El Oscar a la mejor dirección para Kathryn Bigelow se está publicitando como el primero que se otorga a una mujer, a una realizadora.
Como creo que dirían los cinéfilos y las feministas, la cuestión es si Bigelow es una buena directora, no si es mujer.
A mi me gustan y mucho sus primeras películas, empezando por Los viajeros de la noche, una película de vampiros modernos mucho antes de que llegara la moda actual; la magnífica Acero azul, con una maravillosa Jamie Lee Curtis en plan de policía atormentada y un muy adecuado Ron Silver en un papel de psicópata acosador; y la espléndida Le llaman Bodhi, la mejor de sus películas (opinión que no comparten muchos de mis amigos críticos), con una ambigua y atormentada relación, entre admiración y odio, entre Keanu Reeves y un Patrick Swayze que logró aquí su trabajo más conseguido.
Los filmes posteriores de Bigelow no me han atraído mucho (Días extraños, El peso del agua, K-19), aunque ella siempre ha mantenido una gran facilidad para acertar en un tipo de cine de acción que no ha defraudado ni a sus seguidores ni en taquilla.
Y ahora le llega el reconocimiento por una cinta bélica que, personalmente, no me interesa, pero que tiene alguno de los rasgos comunes a sus películas anteriores: el nihilismo de su personaje principal, aquí, un soldado encargado de desactivar explosivos y bombas en la guerra de Irak.
Entre los comentarios que se han escrito al respecto, puedo citaros el de mi compañero Quim Casas:

«La última película de Kathryn Bigelow se desarrolla durante la guerra de Irak pero podría transcurrir en cualquier otro enfrentamiento bélico (…) llega a hacer abstracción del problema para centrarse en los combatientes.
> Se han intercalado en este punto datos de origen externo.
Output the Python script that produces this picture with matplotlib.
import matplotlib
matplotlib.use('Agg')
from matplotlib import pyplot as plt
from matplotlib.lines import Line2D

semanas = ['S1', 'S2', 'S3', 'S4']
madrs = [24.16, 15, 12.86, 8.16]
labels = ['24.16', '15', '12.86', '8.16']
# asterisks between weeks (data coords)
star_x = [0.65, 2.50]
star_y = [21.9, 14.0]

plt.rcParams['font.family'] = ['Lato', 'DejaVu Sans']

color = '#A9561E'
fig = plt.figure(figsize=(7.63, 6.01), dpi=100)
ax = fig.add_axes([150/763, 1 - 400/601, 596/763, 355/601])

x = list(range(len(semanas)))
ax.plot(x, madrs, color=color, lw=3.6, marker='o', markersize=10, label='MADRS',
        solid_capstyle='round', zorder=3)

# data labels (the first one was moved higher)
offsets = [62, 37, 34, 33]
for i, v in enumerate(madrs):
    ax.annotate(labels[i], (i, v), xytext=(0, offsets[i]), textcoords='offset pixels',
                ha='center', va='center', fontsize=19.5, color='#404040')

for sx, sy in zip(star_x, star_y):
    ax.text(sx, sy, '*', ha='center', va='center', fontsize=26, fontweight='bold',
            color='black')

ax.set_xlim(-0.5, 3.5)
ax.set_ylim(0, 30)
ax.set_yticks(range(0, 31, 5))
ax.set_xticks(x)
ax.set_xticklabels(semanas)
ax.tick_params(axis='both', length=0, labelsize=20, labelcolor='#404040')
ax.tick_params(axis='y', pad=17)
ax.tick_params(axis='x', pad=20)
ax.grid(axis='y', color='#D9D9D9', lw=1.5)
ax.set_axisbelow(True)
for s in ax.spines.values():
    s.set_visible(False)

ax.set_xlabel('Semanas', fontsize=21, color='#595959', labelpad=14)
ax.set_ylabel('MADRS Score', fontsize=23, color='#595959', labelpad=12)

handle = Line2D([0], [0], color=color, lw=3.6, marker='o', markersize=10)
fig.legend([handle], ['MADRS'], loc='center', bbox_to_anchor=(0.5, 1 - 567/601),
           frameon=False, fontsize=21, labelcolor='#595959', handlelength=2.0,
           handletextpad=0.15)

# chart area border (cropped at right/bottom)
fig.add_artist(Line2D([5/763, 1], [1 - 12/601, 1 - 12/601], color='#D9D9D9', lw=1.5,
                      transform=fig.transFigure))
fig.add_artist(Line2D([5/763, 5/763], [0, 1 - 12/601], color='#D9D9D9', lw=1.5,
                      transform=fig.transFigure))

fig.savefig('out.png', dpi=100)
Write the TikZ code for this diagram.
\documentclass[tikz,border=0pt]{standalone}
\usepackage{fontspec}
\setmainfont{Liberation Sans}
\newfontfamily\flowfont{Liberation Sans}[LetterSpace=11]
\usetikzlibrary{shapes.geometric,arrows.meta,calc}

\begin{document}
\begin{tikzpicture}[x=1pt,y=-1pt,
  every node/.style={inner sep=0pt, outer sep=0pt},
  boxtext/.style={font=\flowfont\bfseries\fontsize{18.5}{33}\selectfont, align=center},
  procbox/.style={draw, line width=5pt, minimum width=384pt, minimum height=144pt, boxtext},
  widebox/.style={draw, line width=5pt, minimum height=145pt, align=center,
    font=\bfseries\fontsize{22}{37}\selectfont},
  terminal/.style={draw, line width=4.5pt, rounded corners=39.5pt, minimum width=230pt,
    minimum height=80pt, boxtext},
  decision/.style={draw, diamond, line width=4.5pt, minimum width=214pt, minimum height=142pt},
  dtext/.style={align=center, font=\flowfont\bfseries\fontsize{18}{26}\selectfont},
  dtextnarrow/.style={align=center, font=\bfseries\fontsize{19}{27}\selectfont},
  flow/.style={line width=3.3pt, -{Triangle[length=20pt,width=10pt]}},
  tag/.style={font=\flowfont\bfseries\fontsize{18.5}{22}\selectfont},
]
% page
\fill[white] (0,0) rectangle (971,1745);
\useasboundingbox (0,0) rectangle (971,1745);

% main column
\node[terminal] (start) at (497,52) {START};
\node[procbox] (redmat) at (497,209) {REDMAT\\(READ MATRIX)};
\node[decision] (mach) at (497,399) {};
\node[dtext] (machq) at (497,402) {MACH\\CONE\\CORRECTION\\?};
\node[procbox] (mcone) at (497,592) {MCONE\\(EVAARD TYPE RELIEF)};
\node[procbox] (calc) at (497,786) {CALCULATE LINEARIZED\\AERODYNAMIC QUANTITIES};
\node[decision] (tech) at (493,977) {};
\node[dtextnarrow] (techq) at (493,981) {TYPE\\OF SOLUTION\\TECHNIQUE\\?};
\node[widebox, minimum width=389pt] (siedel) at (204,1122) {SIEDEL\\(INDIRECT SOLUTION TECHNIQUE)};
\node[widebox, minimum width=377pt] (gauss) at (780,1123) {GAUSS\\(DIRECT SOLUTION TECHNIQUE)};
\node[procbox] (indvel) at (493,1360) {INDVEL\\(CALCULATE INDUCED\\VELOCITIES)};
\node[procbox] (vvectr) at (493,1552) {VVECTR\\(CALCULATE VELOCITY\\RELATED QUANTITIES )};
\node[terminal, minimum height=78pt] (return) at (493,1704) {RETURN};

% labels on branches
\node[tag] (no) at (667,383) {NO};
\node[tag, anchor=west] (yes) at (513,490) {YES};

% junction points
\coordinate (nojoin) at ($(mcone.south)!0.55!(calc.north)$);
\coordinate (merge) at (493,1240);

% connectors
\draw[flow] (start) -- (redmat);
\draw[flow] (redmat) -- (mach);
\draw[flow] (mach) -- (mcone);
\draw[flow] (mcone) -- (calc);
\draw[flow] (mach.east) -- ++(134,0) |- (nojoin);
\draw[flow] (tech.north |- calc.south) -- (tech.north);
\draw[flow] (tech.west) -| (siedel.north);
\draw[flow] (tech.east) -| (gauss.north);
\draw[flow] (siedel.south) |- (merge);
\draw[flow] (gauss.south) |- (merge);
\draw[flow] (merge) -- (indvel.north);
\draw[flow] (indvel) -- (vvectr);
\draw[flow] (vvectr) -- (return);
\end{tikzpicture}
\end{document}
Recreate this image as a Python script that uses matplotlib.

No hay proclama política alguna, ni críticas veladas o no contra Bush, ni patriotismo ni heroísmo castrense, tan al uso en productos de estas características, sino una especie de destilación del contexto para centrarse en la esencia de las cosas: la soledad, la inquietud y las angustias de quienes deben enfrentarse cotidianamente a la muerte. (…) La figura central, James (Jeremy Renner), es un tipo completamente autodestructivo. Su vida es una huida hacia adelante (…) y esa sensación de desamparo y soledad simboliza perfectamente la posición de cualquier personaje abocado a una situación límite como es la guerra.

En efecto, la acción podía haber estado situada en Irak, Afganistán o en cualquier otra guerra. La cuestión es que la realidad en esos países, con cientos de víctimas civiles causadas a diario por bombas de un bando o errores del otro bando, me provoca una indignación mayor que la visión de un grupo de soldados de EEUU metidos donde nadie les llamó.